[Charts and diagrams as code]
## Begin
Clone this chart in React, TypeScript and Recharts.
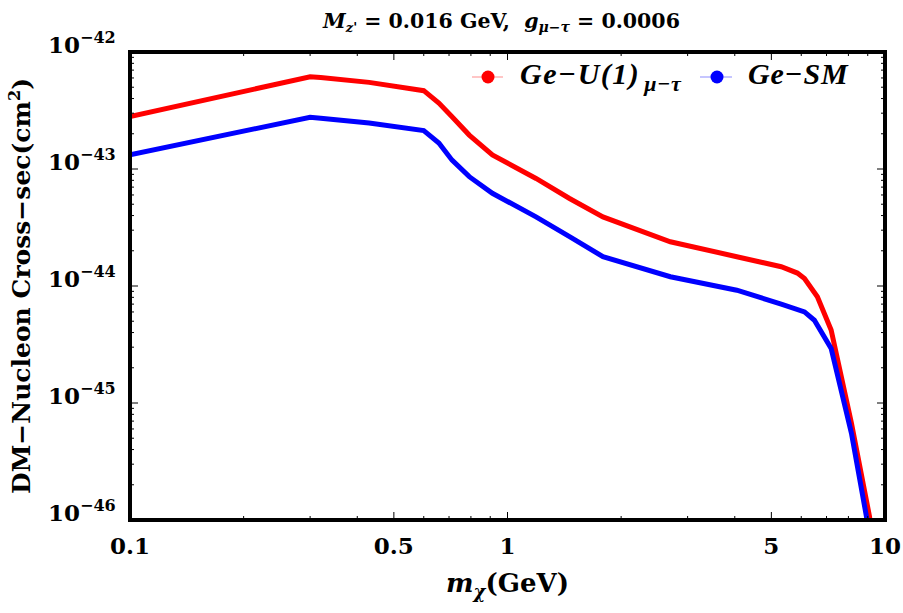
import { LineChart, Line, XAxis, YAxis, Legend, Label } from "recharts"

// Ge target, U(1)_{mu-tau} model
const redMass = [0.1, 0.3, 0.32, 0.43, 0.6, 0.658, 0.713, 0.792, 0.912, 1.19, 1.46, 1.79, 2.7, 4.05, 5.31, 5.86, 6.12, 6.62, 7.2, 8.15, 9.1, 9.3]
const redSigma = [2.8e-43, 6.15e-43, 6.05e-43, 5.5e-43, 4.67e-43, 3.66e-43, 2.8e-43, 1.95e-43, 1.32e-43, 8.3e-44, 5.6e-44, 3.9e-44, 2.39e-44, 1.78e-44, 1.46e-44, 1.29e-44, 1.16e-44, 8.1e-45, 4.2e-45, 6.7e-46, 1.07e-46, 6e-47]

// Ge target, SM
const blueMass = [0.1, 0.3, 0.32, 0.43, 0.6, 0.658, 0.713, 0.792, 0.912, 1.19, 1.46, 1.79, 2.7, 4.05, 5.31, 6.12, 6.5, 7.2, 8.15, 8.93, 9.15]
const blueSigma = [1.32e-43, 2.77e-43, 2.72e-43, 2.47e-43, 2.13e-43, 1.67e-43, 1.19e-43, 8.6e-44, 6.2e-44, 3.9e-44, 2.64e-44, 1.78e-44, 1.2e-44, 9.2e-45, 7.0e-45, 6.0e-45, 5.1e-45, 2.93e-45, 5.5e-46, 1.07e-46, 6e-47]

const xMajor = [0.1, 0.5, 1, 5, 10]
const xLabels = ["0.1", "0.5", "1", "5", "10"]
const xMinor = [0.2, 0.3, 0.4, 0.6, 0.7, 0.8, 0.9, 2, 3, 4, 6, 7, 8, 9]

const yMajor = [1e-46, 1e-45, 1e-44, 1e-43, 1e-42]
const yExponents = ["\u221246", "\u221245", "\u221244", "\u221243", "\u221242"]
const yMultipliers = [2, 3, 4, 5, 6, 7, 8, 9]

const legendNames = ["Ge\u2212U(1)", "Ge\u2212SM"]

const xDomain = [0.1, 10]
const yDomain = [1e-46, 1e-42]

const redData = redMass.map((m, i) => ({ m, s: redSigma[i] }))
const blueData = blueMass.map((m, i) => ({ m, s: blueSigma[i] }))
const xTicks = [...xMajor, ...xMinor]
const yTicks = [...yMajor, ...yMajor.slice(0, 4).flatMap((d) => yMultipliers.map((k) => k * d))]

const serif = "'DejaVu Serif', serif"
const times = "'Liberation Serif', serif"

// plot box in page pixels (matches the chart margins below)
const box = { left: 130, top: 52, width: 755, height: 468 }

function BottomTick({ x, y, payload }: any) {
  const i = xMajor.indexOf(payload.value)
  return (
    <g>
      <line x1={x} x2={x} y1={y} y2={y - (i >= 0 ? 8 : 4)} stroke="#000" strokeWidth={1} />
      {i >= 0 && (
        <text x={x} y={y + 34} textAnchor="middle" fontFamily={serif} fontWeight="bold" fontSize={23} fill="#000">
          {xLabels[i]}
        </text>
      )}
    </g>
  )
}

function TopTick({ x, y, payload }: any) {
  const major = xMajor.includes(payload.value)
  return <line x1={x} x2={x} y1={y} y2={y + (major ? 8 : 4)} stroke="#000" strokeWidth={1} />
}

function LeftTick({ x, y, payload }: any) {
  const i = yMajor.indexOf(payload.value)
  return (
    <g>
      <line x1={x} x2={x + (i >= 0 ? 8 : 4)} y1={y} y2={y} stroke="#000" strokeWidth={1} />
      {i >= 0 && (
        <text x={x - 82} y={y + 1} fontFamily={serif} fontWeight="bold" fontSize={23} fill="#000">
          10
          <tspan dy={-10} fontSize={16}>{yExponents[i]}</tspan>
        </text>
      )}
    </g>
  )
}

function RightTick({ x, y, payload }: any) {
  const major = yMajor.includes(payload.value)
  return <line x1={x} x2={x - (major ? 8 : 4)} y1={y} y2={y} stroke="#000" strokeWidth={1} />
}

function XTitle({ viewBox }: any) {
  const cx = viewBox.x + viewBox.width / 2
  return (
    <text x={cx} y={viewBox.y + 72} textAnchor="middle" fontFamily={serif} fontWeight="bold" fontSize={26} fill="#000">
      <tspan fontStyle="italic">m</tspan>
      <tspan dy={6} fontSize={18} fontStyle="italic">{"\u03c7"}</tspan>
      <tspan dy={-6}>(GeV)</tspan>
    </text>
  )
}

function YTitle({ viewBox }: any) {
  const cy = viewBox.y + viewBox.height / 2
  return (
    <text x={30} y={cy} transform={`rotate(-90 30 ${cy})`} textAnchor="middle" fontFamily={serif} fontWeight="bold" fontSize={25} fill="#000">
      DM{"\u2212"}Nucleon Cross{"\u2212"}sec(cm
      <tspan dy={-10} fontSize={16}>2</tspan>
      <tspan dy={10}>)</tspan>
    </text>
  )
}

function PlotTitle({ viewBox }: any) {
  const cx = viewBox.x + viewBox.width / 2 - 6
  return (
    <text x={cx} y={28} textAnchor="middle" fontFamily={serif} fontWeight="bold" fontSize={20.5} fill="#000" style={{ whiteSpace: "pre" }}>
      <tspan fontStyle="italic">M</tspan>
      <tspan dy={4} fontSize={13} fontStyle="italic">z'</tspan>
      <tspan dy={-4}>{" = 0.016 GeV,  "}</tspan>
      <tspan fontStyle="italic">g</tspan>
      <tspan dy={4} fontSize={14} fontStyle="italic">{"\u03bc\u2212\u03c4"}</tspan>
      <tspan dy={-4}>{" = 0.0006"}</tspan>
    </text>
  )
}

function LegendBox() {
  return (
    <svg width={420} height={44} style={{ display: "block", overflow: "visible" }}>
      <line x1={12} x2={43} y1={22} y2={22} stroke="#ff0000" strokeOpacity={0.3} strokeWidth={1.5} />
      <circle cx={28} cy={22} r={6.5} fill="#ff0000" />
      <text x={60} y={29} fontFamily={times} fontWeight="bold" fontStyle="italic" fontSize={30} letterSpacing={1.5} fill="#000">
        {legendNames[0]}
        <tspan dx={4} dy={7} fontSize={22} letterSpacing={0.5}>{"\u03bc\u2212\u03c4"}</tspan>
      </text>
      <line x1={240} x2={272} y1={22} y2={22} stroke="#0000ff" strokeOpacity={0.3} strokeWidth={1.5} />
      <circle cx={257} cy={22} r={6.5} fill="#0000ff" />
      <text x={288} y={29} fontFamily={times} fontWeight="bold" fontStyle="italic" fontSize={30} letterSpacing={0.8} fill="#000">
        {legendNames[1]}
      </text>
    </svg>
  )
}

export default function App() {
  return (
    <div style={{ position: "absolute", left: 0, top: 0, width: 903, height: 613, background: "#fff" }}>
      <LineChart width={903} height={613} margin={{ top: 50, right: 16, bottom: 0, left: 0 }}>
        <Legend
          layout="horizontal"
          verticalAlign="middle"
          align="center"
          content={<LegendBox />}
          wrapperStyle={{ top: 55, left: 460, width: 420, height: 44 }}
        />
        <Line data={redData} dataKey="s" name={legendNames[0]} type="linear" stroke="#ff0000" strokeWidth={5} dot={false} isAnimationActive={false} />
        <Line data={blueData} dataKey="s" name={legendNames[1]} type="linear" stroke="#0000ff" strokeWidth={5} dot={false} isAnimationActive={false} />
        <XAxis
          dataKey="m"
          type="number"
          scale="log"
          domain={xDomain}
          allowDataOverflow
          ticks={xTicks}
          interval={0}
          tickSize={0}
          tickMargin={0}
          tickLine={false}
          tick={<BottomTick />}
          height={93}
          axisLine={false}
        >
          <Label content={<XTitle />} />
        </XAxis>
        <XAxis
          xAxisId="top"
          orientation="top"
          dataKey="m"
          type="number"
          scale="log"
          domain={xDomain}
          allowDataOverflow
          ticks={xTicks}
          interval={0}
          tickSize={0}
          tickMargin={0}
          tickLine={false}
          tick={<TopTick />}
          height={2}
          axisLine={false}
        >
          <Label content={<PlotTitle />} />
        </XAxis>
        <YAxis
          type="number"
          scale="log"
          domain={yDomain}
          allowDataOverflow
          ticks={yTicks}
          interval={0}
          tickSize={0}
          tickMargin={0}
          tickLine={false}
          tick={<LeftTick />}
          width={130}
          axisLine={false}
        >
          <Label content={<YTitle />} />
        </YAxis>
        <YAxis
          yAxisId="right"
          orientation="right"
          type="number"
          scale="log"
          domain={yDomain}
          allowDataOverflow
          ticks={yTicks}
          interval={0}
          tickSize={0}
          tickMargin={0}
          tickLine={false}
          tick={<RightTick />}
          width={2}
          axisLine={false}
        />
      </LineChart>
      <div
        style={{
          position: "absolute",
          left: box.left - 2,
          top: box.top - 2,
          width: box.width + 4,
          height: box.height + 4,
          border: "4px solid #000",
          boxSizing: "border-box",
          pointerEvents: "none",
          zIndex: 10,
        }}
      />
    </div>
  )
}
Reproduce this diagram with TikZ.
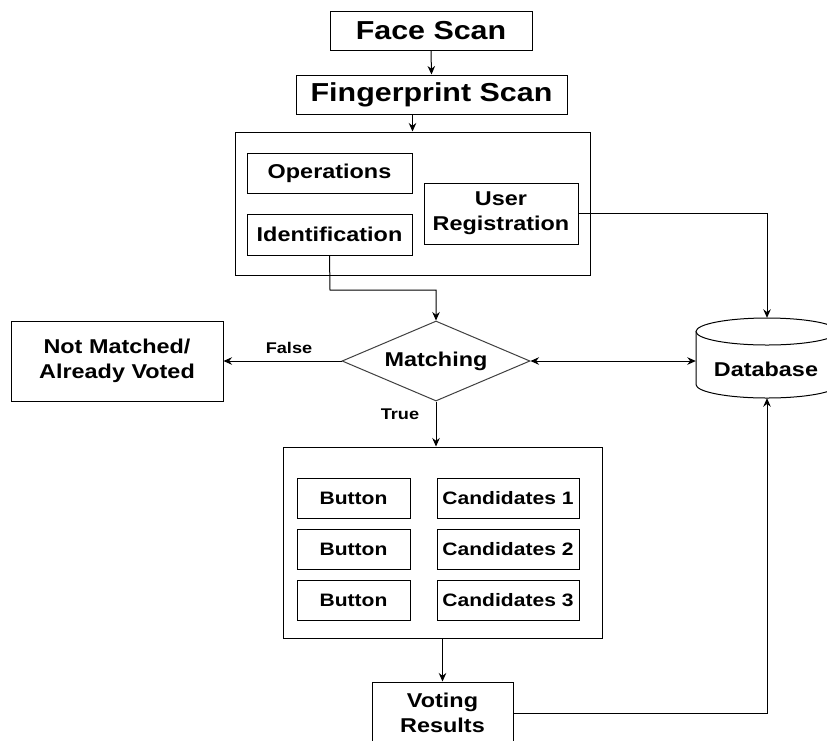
## End
— Short problem —
In the records above, find the line containing "6.7e-46, 1.07e-46, 6e-47]" and output every line from the first through that one, exactly, omitting pictures.

— The answer —
Clone this chart in React, TypeScript and Recharts.
import { LineChart, Line, XAxis, YAxis, Legend, Label } from "recharts"

// Ge target, U(1)_{mu-tau} model
const redMass = [0.1, 0.3, 0.32, 0.43, 0.6, 0.658, 0.713, 0.792, 0.912, 1.19, 1.46, 1.79, 2.7, 4.05, 5.31, 5.86, 6.12, 6.62, 7.2, 8.15, 9.1, 9.3]
const redSigma = [2.8e-43, 6.15e-43, 6.05e-43, 5.5e-43, 4.67e-43, 3.66e-43, 2.8e-43, 1.95e-43, 1.32e-43, 8.3e-44, 5.6e-44, 3.9e-44, 2.39e-44, 1.78e-44, 1.46e-44, 1.29e-44, 1.16e-44, 8.1e-45, 4.2e-45, 6.7e-46, 1.07e-46, 6e-47]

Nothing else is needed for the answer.